- by Elaine Isaak
Some of my writer-friends are just now in the happy position of being invited to speak to groups or to participate on the program at conventions. As a convention junkie and speaker myself, I’ve seen a lot of these things, and wrote up some of my insights for The Writer Magazine and our own NINK newsletter.
Most of the advice comes down to this: Make yourself useful.
Even if you are simply attending the conference, thinking about how to be more effective at networking, the advice holds true. One of its side-effects is to encourage you to think not about what you want for yourself, but about what you have to offer others.
If you’re an experienced writer or speaker, sharing the things you learned that will be helpful for new writers is a good way to start. Be as specific as you can. “Write a good book,” is useless. But a discussion of what agents and editors look for in the first few pages, a workshop on how to craft a good hook or how to escalate tension, even judging a contest can give specific, useful focus.
If you’re asked to speak to a writers’ group, try to get a sense for the range of experience levels and genre interests they represent, and gear your comments appropriately. This seems obvious, but I recently attended a panel billed as a higher-level discussion of the editor-author relationship, only to find the attitude of the panelists much more suitable for unpublished writers. If you’re not addressing your audience, then you are likely wasting their time.
In a similar vein, be wary of humor. A touch of laughter once in a while enlivens a talk or discussion, but if you treat the occasion as a joke, the audience may not be as amused as they seem. Yes, part of our job as conference speakers is entertainment–but that needs to be tempered with the focus I mentioned earlier. You may be lucky enough to be at the level of your career when people just come to listen to *you* and don’t much care about the topic. Otherwise, the audience is attending the session to hear you and/or the other panelists address the topic at hand. A fun and lively discussion about world building beats a dull one, but it also beats a laugh-fest that never touches on the reason people showed up to begin with.

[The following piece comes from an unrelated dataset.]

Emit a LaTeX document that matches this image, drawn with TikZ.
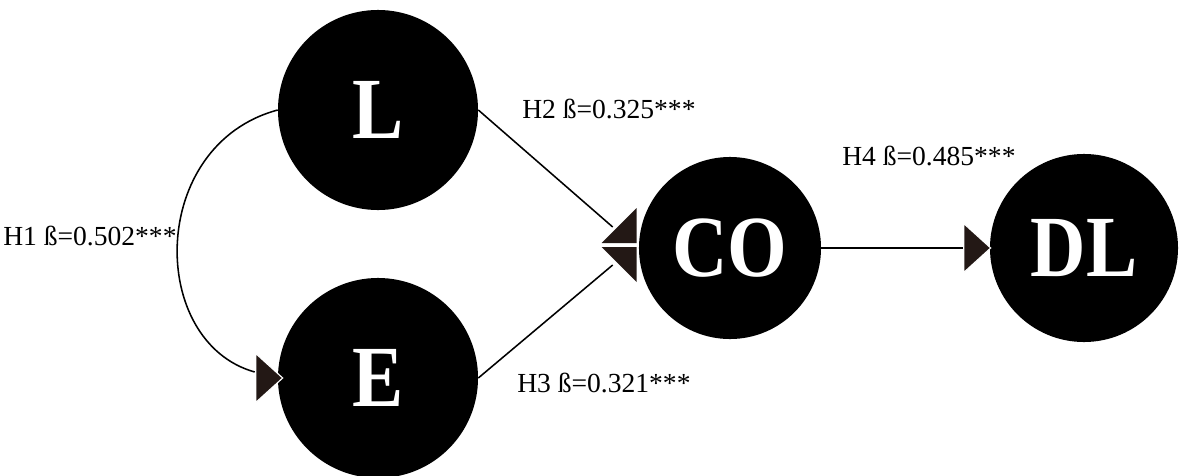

And that leads me to a final point. If you don’t *know* anything about the topic, and you’re not willing or able to do the preparation for it, please decline. It’s flattering to be asked, it may feel awkard to have to say no, but it doesn’t help your audience if you don’t have anything to say–and it doesn’t help your professional reputation. In the end, being useful to your audience is the best way to leave them with a good impression–and get them to ask for more!